### To do:
Write the data out again exactly, with no pictures.

### Supplied data:

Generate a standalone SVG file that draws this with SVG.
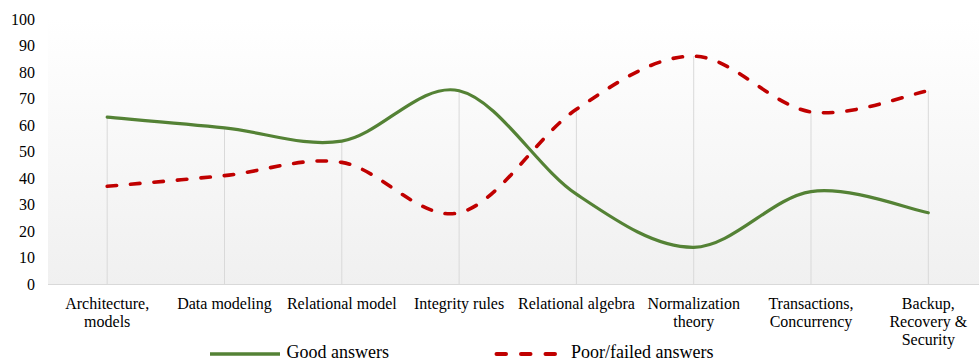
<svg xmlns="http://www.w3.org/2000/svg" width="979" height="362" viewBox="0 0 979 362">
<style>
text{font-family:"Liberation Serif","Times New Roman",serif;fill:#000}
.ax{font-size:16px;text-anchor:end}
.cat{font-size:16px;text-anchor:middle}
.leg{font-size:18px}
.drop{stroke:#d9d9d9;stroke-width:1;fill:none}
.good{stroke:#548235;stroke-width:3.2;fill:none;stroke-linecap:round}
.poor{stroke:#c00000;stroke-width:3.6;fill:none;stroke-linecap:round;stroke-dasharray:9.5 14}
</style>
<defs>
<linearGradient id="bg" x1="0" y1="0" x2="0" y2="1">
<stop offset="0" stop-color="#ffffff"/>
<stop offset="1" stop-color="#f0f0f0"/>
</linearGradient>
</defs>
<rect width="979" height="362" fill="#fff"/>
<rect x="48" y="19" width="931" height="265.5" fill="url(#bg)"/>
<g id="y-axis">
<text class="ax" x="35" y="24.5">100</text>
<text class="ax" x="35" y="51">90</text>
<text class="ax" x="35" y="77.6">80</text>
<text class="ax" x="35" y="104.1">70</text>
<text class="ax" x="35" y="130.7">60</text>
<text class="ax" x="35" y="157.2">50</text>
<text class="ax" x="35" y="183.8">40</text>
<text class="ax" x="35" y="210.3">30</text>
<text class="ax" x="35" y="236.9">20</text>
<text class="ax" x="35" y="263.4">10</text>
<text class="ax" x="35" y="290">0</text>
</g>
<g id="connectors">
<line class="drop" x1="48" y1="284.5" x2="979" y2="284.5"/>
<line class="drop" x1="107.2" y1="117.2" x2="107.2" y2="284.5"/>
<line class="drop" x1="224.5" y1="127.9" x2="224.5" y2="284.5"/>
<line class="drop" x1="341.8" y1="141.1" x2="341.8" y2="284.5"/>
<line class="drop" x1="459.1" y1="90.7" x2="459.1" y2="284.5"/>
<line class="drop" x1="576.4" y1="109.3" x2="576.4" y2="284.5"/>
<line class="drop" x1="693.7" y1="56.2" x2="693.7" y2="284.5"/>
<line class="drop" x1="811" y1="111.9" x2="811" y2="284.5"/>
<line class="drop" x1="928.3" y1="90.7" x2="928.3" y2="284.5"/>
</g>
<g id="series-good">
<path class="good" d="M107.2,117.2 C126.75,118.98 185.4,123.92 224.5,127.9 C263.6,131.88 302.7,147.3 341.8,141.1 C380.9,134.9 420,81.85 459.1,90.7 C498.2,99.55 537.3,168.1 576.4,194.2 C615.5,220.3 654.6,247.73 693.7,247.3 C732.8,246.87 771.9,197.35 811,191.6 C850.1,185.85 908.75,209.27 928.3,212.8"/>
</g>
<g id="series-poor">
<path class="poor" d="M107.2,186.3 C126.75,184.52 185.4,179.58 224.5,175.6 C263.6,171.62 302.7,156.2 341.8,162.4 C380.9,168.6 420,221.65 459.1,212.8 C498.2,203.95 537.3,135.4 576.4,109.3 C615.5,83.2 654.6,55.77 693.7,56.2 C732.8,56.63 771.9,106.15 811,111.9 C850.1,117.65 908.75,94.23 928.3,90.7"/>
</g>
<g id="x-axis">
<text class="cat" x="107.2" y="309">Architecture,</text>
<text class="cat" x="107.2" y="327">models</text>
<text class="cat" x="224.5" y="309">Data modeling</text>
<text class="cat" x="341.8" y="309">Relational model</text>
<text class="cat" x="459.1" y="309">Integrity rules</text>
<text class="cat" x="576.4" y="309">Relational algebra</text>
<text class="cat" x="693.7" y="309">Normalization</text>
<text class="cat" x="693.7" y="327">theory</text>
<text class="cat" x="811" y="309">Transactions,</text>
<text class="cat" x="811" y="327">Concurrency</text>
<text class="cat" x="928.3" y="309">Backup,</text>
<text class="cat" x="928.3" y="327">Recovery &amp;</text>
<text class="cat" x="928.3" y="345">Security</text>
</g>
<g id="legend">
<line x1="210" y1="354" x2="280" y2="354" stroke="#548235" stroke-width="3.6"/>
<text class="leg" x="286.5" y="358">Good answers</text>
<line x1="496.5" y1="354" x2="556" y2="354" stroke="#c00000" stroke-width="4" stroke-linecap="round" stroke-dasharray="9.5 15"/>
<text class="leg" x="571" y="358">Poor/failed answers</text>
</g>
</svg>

### Final answer:
Generate a standalone SVG file that draws this with SVG.
<svg xmlns="http://www.w3.org/2000/svg" width="979" height="362" viewBox="0 0 979 362">
<style>
text{font-family:"Liberation Serif","Times New Roman",serif;fill:#000}
.ax{font-size:16px;text-anchor:end}
.cat{font-size:16px;text-anchor:middle}
.leg{font-size:18px}
.drop{stroke:#d9d9d9;stroke-width:1;fill:none}
.good{stroke:#548235;stroke-width:3.2;fill:none;stroke-linecap:round}
.poor{stroke:#c00000;stroke-width:3.6;fill:none;stroke-linecap:round;stroke-dasharray:9.5 14}
</style>
<defs>
<linearGradient id="bg" x1="0" y1="0" x2="0" y2="1">
<stop offset="0" stop-color="#ffffff"/>
<stop offset="1" stop-color="#f0f0f0"/>
</linearGradient>
</defs>
<rect width="979" height="362" fill="#fff"/>
<rect x="48" y="19" width="931" height="265.5" fill="url(#bg)"/>
<g id="y-axis">
<text class="ax" x="35" y="24.5">100</text>
<text class="ax" x="35" y="51">90</text>
<text class="ax" x="35" y="77.6">80</text>
<text class="ax" x="35" y="104.1">70</text>
<text class="ax" x="35" y="130.7">60</text>
<text class="ax" x="35" y="157.2">50</text>
<text class="ax" x="35" y="183.8">40</text>
<text class="ax" x="35" y="210.3">30</text>
<text class="ax" x="35" y="236.9">20</text>
<text class="ax" x="35" y="263.4">10</text>
<text class="ax" x="35" y="290">0</text>
</g>
<g id="connectors">
<line class="drop" x1="48" y1="284.5" x2="979" y2="284.5"/>
<line class="drop" x1="107.2" y1="117.2" x2="107.2" y2="284.5"/>
<line class="drop" x1="224.5" y1="127.9" x2="224.5" y2="284.5"/>
<line class="drop" x1="341.8" y1="141.1" x2="341.8" y2="284.5"/>
<line class="drop" x1="459.1" y1="90.7" x2="459.1" y2="284.5"/>
<line class="drop" x1="576.4" y1="109.3" x2="576.4" y2="284.5"/>
<line class="drop" x1="693.7" y1="56.2" x2="693.7" y2="284.5"/>
<line class="drop" x1="811" y1="111.9" x2="811" y2="284.5"/>
<line class="drop" x1="928.3" y1="90.7" x2="928.3" y2="284.5"/>
</g>
<g id="series-good">
<path class="good" d="M107.2,117.2 C126.75,118.98 185.4,123.92 224.5,127.9 C263.6,131.88 302.7,147.3 341.8,141.1 C380.9,134.9 420,81.85 459.1,90.7 C498.2,99.55 537.3,168.1 576.4,194.2 C615.5,220.3 654.6,247.73 693.7,247.3 C732.8,246.87 771.9,197.35 811,191.6 C850.1,185.85 908.75,209.27 928.3,212.8"/>
</g>
<g id="series-poor">
<path class="poor" d="M107.2,186.3 C126.75,184.52 185.4,179.58 224.5,175.6 C263.6,171.62 302.7,156.2 341.8,162.4 C380.9,168.6 420,221.65 459.1,212.8 C498.2,203.95 537.3,135.4 576.4,109.3 C615.5,83.2 654.6,55.77 693.7,56.2 C732.8,56.63 771.9,106.15 811,111.9 C850.1,117.65 908.75,94.23 928.3,90.7"/>
</g>
<g id="x-axis">
<text class="cat" x="107.2" y="309">Architecture,</text>
<text class="cat" x="107.2" y="327">models</text>
<text class="cat" x="224.5" y="309">Data modeling</text>
<text class="cat" x="341.8" y="309">Relational model</text>
<text class="cat" x="459.1" y="309">Integrity rules</text>
<text class="cat" x="576.4" y="309">Relational algebra</text>
<text class="cat" x="693.7" y="309">Normalization</text>
<text class="cat" x="693.7" y="327">theory</text>
<text class="cat" x="811" y="309">Transactions,</text>
<text class="cat" x="811" y="327">Concurrency</text>
<text class="cat" x="928.3" y="309">Backup,</text>
<text class="cat" x="928.3" y="327">Recovery &amp;</text>
<text class="cat" x="928.3" y="345">Security</text>
</g>
<g id="legend">
<line x1="210" y1="354" x2="280" y2="354" stroke="#548235" stroke-width="3.6"/>
<text class="leg" x="286.5" y="358">Good answers</text>
<line x1="496.5" y1="354" x2="556" y2="354" stroke="#c00000" stroke-width="4" stroke-linecap="round" stroke-dasharray="9.5 15"/>
<text class="leg" x="571" y="358">Poor/failed answers</text>
</g>
</svg>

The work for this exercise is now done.